- [Task statement]
Your task is to filter the data below down to the lines holding "with".

- [Supplied data]
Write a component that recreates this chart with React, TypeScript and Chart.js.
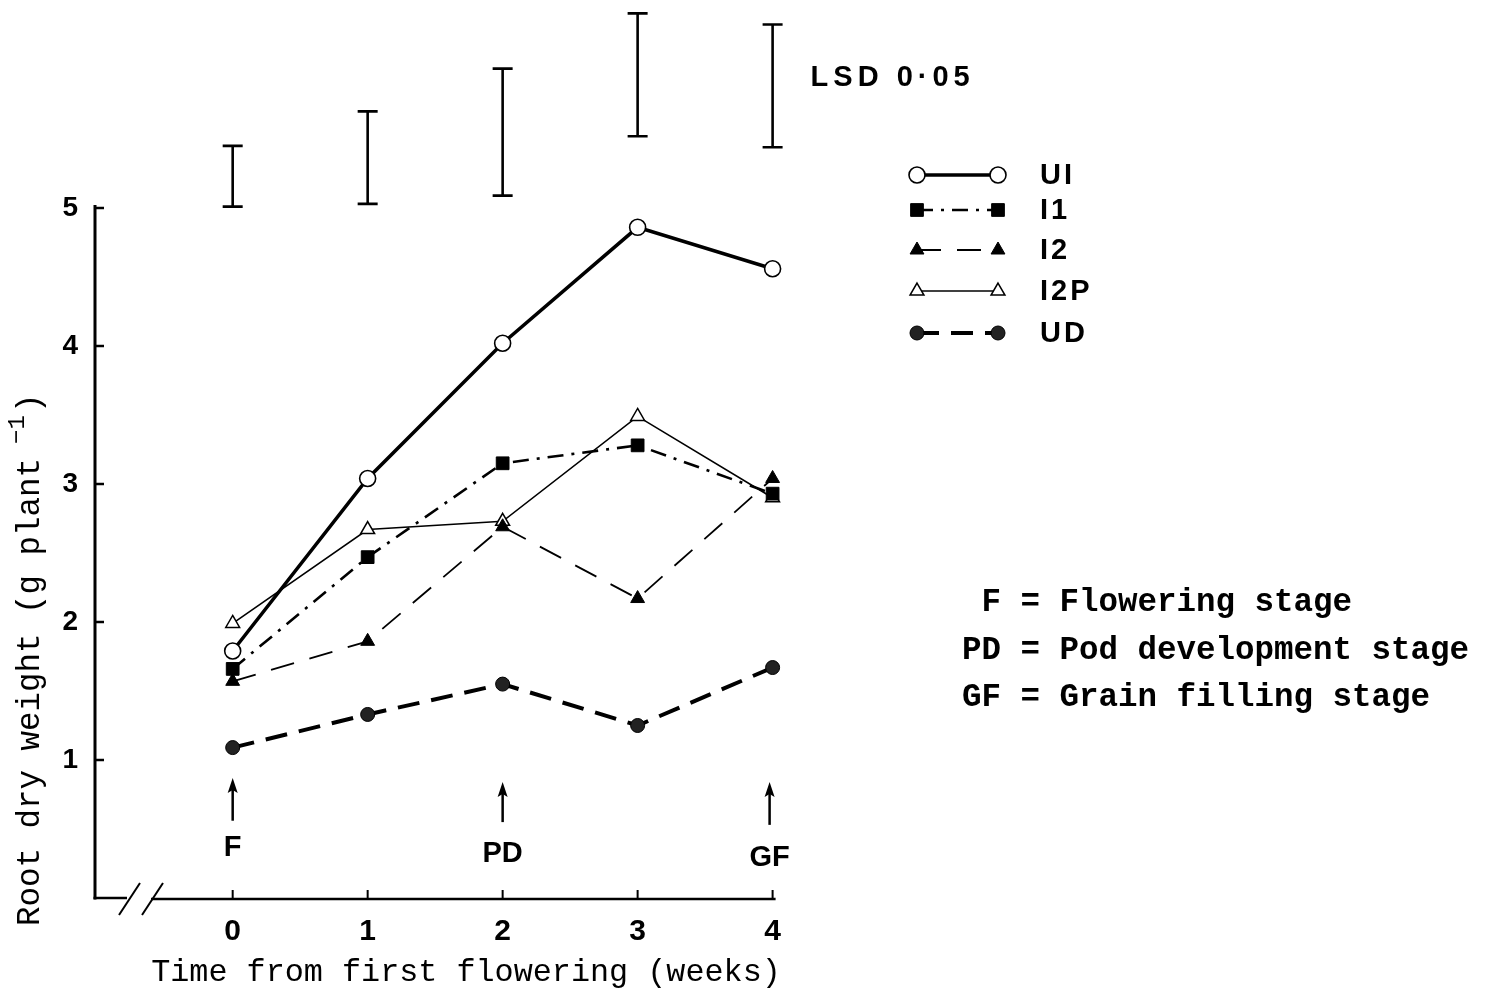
import React, { useEffect, useRef } from 'react';
import { Chart, registerables } from 'chart.js';

Chart.register(...registerables);

// ---- data ----
const weeks = [0, 1, 2, 3, 4];
const seriesNames = ['UI', 'I1', 'I2', 'I2P', 'UD'];
const seriesUI = [1.79, 3.04, 4.02, 4.86, 4.56];
const seriesI1 = [1.66, 2.47, 3.15, 3.28, 2.93];
const seriesI2 = [1.57, 1.86, 2.69, 2.17, 3.04];
const seriesI2P = [1.99, 2.67, 2.73, 3.49, 2.9];
const seriesUD = [1.09, 1.33, 1.55, 1.25, 1.67];
const lsdLow = [5.01, 5.03, 5.09, 5.52, 5.44];
const lsdHigh = [5.45, 5.7, 6.01, 6.41, 6.33];
const xTickValues = [0, 1, 2, 3, 4];
const yTickValues = [1, 2, 3, 4, 5];
const stageWeeks = [0, 2, 4];
const stageLabels = ['F', 'PD', 'GF'];
const stageNotes = [' F = Flowering stage', 'PD = Pod development stage', 'GF = Grain filling stage'];
const lsdLabel = 'LSD 0·05';
const xTitle = 'Time from first flowering (weeks)';
const yTitleMain = 'Root dry weight (g plant';
const yTitleSup = '−1';

const SANS = "'Liberation Sans', Arial, sans-serif";
const MONO = "'Liberation Mono', 'Courier New', monospace";

type Style = {
  width: number;
  dash: number[];
  shape: 'circle' | 'rect' | 'triangle';
  radius: number;
  fill: string;
  stroke: number;
};

const styles: Style[] = [
  { width: 3.5, dash: [], shape: 'circle', radius: 8, fill: '#fff', stroke: 1.6 },
  { width: 2.6, dash: [16, 8, 3, 8], shape: 'rect', radius: 9, fill: '#000', stroke: 1 },
  { width: 1.8, dash: [24, 16], shape: 'triangle', radius: 8, fill: '#000', stroke: 1 },
  { width: 1.6, dash: [], shape: 'triangle', radius: 8, fill: '#fff', stroke: 1.5 },
  { width: 4, dash: [22, 12], shape: 'circle', radius: 7, fill: '#222', stroke: 1 },
];

function drawMarker(ctx: CanvasRenderingContext2D, s: Style, x: number, y: number) {
  ctx.save();
  ctx.setLineDash([]);
  ctx.fillStyle = s.fill;
  ctx.strokeStyle = '#000';
  ctx.lineWidth = s.stroke;
  ctx.beginPath();
  if (s.shape === 'circle') {
    ctx.arc(x, y, s.radius, 0, Math.PI * 2);
  } else if (s.shape === 'rect') {
    const h = s.radius * Math.SQRT1_2;
    ctx.rect(x - h, y - h, 2 * h, 2 * h);
  } else {
    const r = s.radius;
    ctx.moveTo(x, y - r);
    ctx.lineTo(x + r * 0.866, y + r * 0.5);
    ctx.lineTo(x - r * 0.866, y + r * 0.5);
    ctx.closePath();
  }
  ctx.fill();
  ctx.stroke();
  ctx.restore();
}

const decor = {
  id: 'decor',
  afterDraw(chart: any) {
    const { ctx, chartArea } = chart;
    const xs = chart.scales.x;
    const ys = chart.scales.y;
    const left = chartArea.left;
    const bottom = chartArea.bottom;
    ctx.save();
    ctx.strokeStyle = '#000';
    ctx.fillStyle = '#000';
    ctx.lineCap = 'butt';

    // y axis
    ctx.lineWidth = 3;
    ctx.beginPath();
    ctx.moveTo(left, bottom + 1.5);
    ctx.lineTo(left, ys.getPixelForValue(5) - 3);
    ctx.stroke();
    ctx.lineWidth = 2.5;
    yTickValues.forEach((v) => {
      const py = ys.getPixelForValue(v);
      ctx.beginPath();
      ctx.moveTo(left, py);
      ctx.lineTo(left + 9, py);
      ctx.stroke();
    });

    // x axis with break
    ctx.lineWidth = 2.5;
    ctx.beginPath();
    ctx.moveTo(left - 1.5, bottom);
    ctx.lineTo(left + 32, bottom);
    ctx.stroke();
    ctx.beginPath();
    ctx.moveTo(left + 56, bottom + 1);
    ctx.lineTo(xs.getPixelForValue(4) + 3, bottom + 1);
    ctx.stroke();
    ctx.lineWidth = 2;
    [[left + 24, left + 45], [left + 47, left + 68]].forEach(([a, b]) => {
      ctx.beginPath();
      ctx.moveTo(a, bottom + 17);
      ctx.lineTo(b, bottom - 15);
      ctx.stroke();
    });
    ctx.lineWidth = 2;
    xTickValues.forEach((v) => {
      const px = xs.getPixelForValue(v);
      ctx.beginPath();
      ctx.moveTo(px, bottom + 1);
      ctx.lineTo(px, bottom - 8);
      ctx.stroke();
    });

    // LSD bars
    ctx.lineWidth = 2.6;
    weeks.forEach((w, i) => {
      const px = xs.getPixelForValue(w);
      const top = ys.getPixelForValue(lsdHigh[i]);
      const bot = ys.getPixelForValue(lsdLow[i]);
      ctx.beginPath();
      ctx.moveTo(px, top);
      ctx.lineTo(px, bot);
      ctx.moveTo(px - 10, top);
      ctx.lineTo(px + 10, top);
      ctx.moveTo(px - 10, bot);
      ctx.lineTo(px + 10, bot);
      ctx.stroke();
    });
    ctx.font = `bold 29px ${SANS}`;
    (ctx as any).letterSpacing = '5px';
    ctx.textAlign = 'left';
    ctx.textBaseline = 'middle';
    ctx.fillText(lsdLabel, xs.getPixelForValue(4) + 38, ys.getPixelForValue(5.94));
    (ctx as any).letterSpacing = '0px';

    // stage arrows and labels
    const tipV = [0.87, 0.84, 0.84];
    const baseV = [0.56, 0.55, 0.53];
    const labV = [0.36, 0.32, 0.29];
    ctx.font = `bold 29px ${SANS}`;
    ctx.textAlign = 'center';
    stageWeeks.forEach((w, i) => {
      const px = xs.getPixelForValue(w) + (i === 2 ? -3 : 0);
      const tip = ys.getPixelForValue(tipV[i]);
      const base = ys.getPixelForValue(baseV[i]);
      ctx.lineWidth = 2.5;
      ctx.beginPath();
      ctx.moveTo(px, base);
      ctx.lineTo(px, tip + 10);
      ctx.stroke();
      ctx.beginPath();
      ctx.moveTo(px, tip);
      ctx.lineTo(px + 5, tip + 15);
      ctx.lineTo(px, tip + 12);
      ctx.lineTo(px - 5, tip + 15);
      ctx.closePath();
      ctx.fill();
      ctx.fillText(stageLabels[i], px, ys.getPixelForValue(labV[i]));
    });

    // legend
    const legY = [175, 210, 250, 291, 333];
    const lx1 = 917;
    const lx2 = 998;
    styles.forEach((s, i) => {
      const yy = legY[i];
      ctx.save();
      ctx.lineWidth = s.width;
      ctx.setLineDash(s.dash);
      ctx.beginPath();
      ctx.moveTo(lx1, yy);
      ctx.lineTo(lx2, yy);
      ctx.stroke();
      ctx.restore();
      drawMarker(ctx, s, lx1, yy);
      drawMarker(ctx, s, lx2, yy);
      ctx.font = `bold 29px ${SANS}`;
      (ctx as any).letterSpacing = '3px';
      ctx.textAlign = 'left';
      ctx.textBaseline = 'middle';
      ctx.fillText(seriesNames[i], 1040, yy + 1);
      (ctx as any).letterSpacing = '0px';
    });

    // stage notes
    ctx.font = `bold 32.5px ${MONO}`;
    ctx.textAlign = 'left';
    ctx.textBaseline = 'middle';
    stageNotes.forEach((t, i) => {
      ctx.fillText(t, 962, 603 + i * 47.5);
    });

    // x title
    ctx.font = `31.8px ${MONO}`;
    ctx.textAlign = 'center';
    ctx.fillText(xTitle, 466, 973);

    // y title
    ctx.save();
    ctx.translate(30, 926);
    ctx.rotate(-Math.PI / 2);
    ctx.textAlign = 'left';
    ctx.font = `32.5px ${MONO}`;
    ctx.fillText(yTitleMain, 0, 0);
    const w = ctx.measureText(yTitleMain).width;
    ctx.font = `24px ${MONO}`;
    ctx.fillText(yTitleSup, w + 14, -12);
    const w2 = ctx.measureText(yTitleSup).width;
    ctx.font = `32.5px ${MONO}`;
    ctx.fillText(')', w + 14 + w2 + 2, 0);
    ctx.restore();

    ctx.restore();
  },
};

export default function App() {
  const ref = useRef<HTMLCanvasElement>(null);
  useEffect(() => {
    if (!ref.current) return;
    const all = [seriesUI, seriesI1, seriesI2, seriesI2P, seriesUD];
    const datasets = all.map((vals, i) => {
      const s = styles[i];
      return {
        label: seriesNames[i],
        data: weeks.map((w, j) => ({ x: w, y: vals[j] })),
        borderColor: '#000',
        borderWidth: s.width,
        borderDash: s.dash,
        pointStyle: s.shape,
        pointRadius: s.radius,
        pointBackgroundColor: s.fill,
        pointBorderColor: '#000',
        pointBorderWidth: s.stroke,
        tension: 0,
        fill: false,
        clip: false,
      };
    });
    const chart = new Chart(ref.current, {
      type: 'line',
      data: { datasets },
      options: {
        responsive: false,
        animation: false,
        layout: { autoPadding: false, padding: { left: 0, top: 1, right: 1486 - 778, bottom: 0 } },
        plugins: { legend: { display: false }, tooltip: { enabled: false } },
        scales: {
          x: {
            type: 'linear',
            min: -1.02,
            max: 4.04,
            grid: { display: false, drawTicks: false },
            border: { display: false },
            afterBuildTicks: (s: any) => {
              s.ticks = xTickValues.map((v) => ({ value: v }));
            },
            afterFit: (s: any) => {
              s.height = 93;
              s.paddingLeft = 0;
              s.paddingRight = 0;
              s.paddingTop = 0;
              s.paddingBottom = 0;
            },
            ticks: {
              color: '#000',
              autoSkip: false,
              maxRotation: 0,
              padding: 16,
              font: { family: SANS, weight: 'bold', size: 30 },
            },
          },
          y: {
            type: 'linear',
            min: 0,
            max: 6.5,
            grid: { display: false, drawTicks: false },
            border: { display: false },
            afterBuildTicks: (s: any) => {
              s.ticks = yTickValues.map((v) => ({ value: v }));
            },
            afterFit: (s: any) => {
              s.width = 95;
              s.paddingLeft = 0;
              s.paddingRight = 0;
              s.paddingTop = 0;
              s.paddingBottom = 0;
            },
            ticks: {
              color: '#000',
              padding: 17,
              font: { family: SANS, weight: 'bold', size: 28 },
            },
          },
        },
      },
      plugins: [decor],
    } as any);
    return () => chart.destroy();
  }, []);
  return (
    <div style={{ position: 'absolute', left: 0, top: 0, width: 1486, height: 991, background: '#fff' }}>
      <canvas ref={ref} width={1486} height={991} style={{ display: 'block' }} />
    </div>
  );
}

- [Response to this exercise]
Write a component that recreates this chart with React, TypeScript and Chart.js.
    // x axis with break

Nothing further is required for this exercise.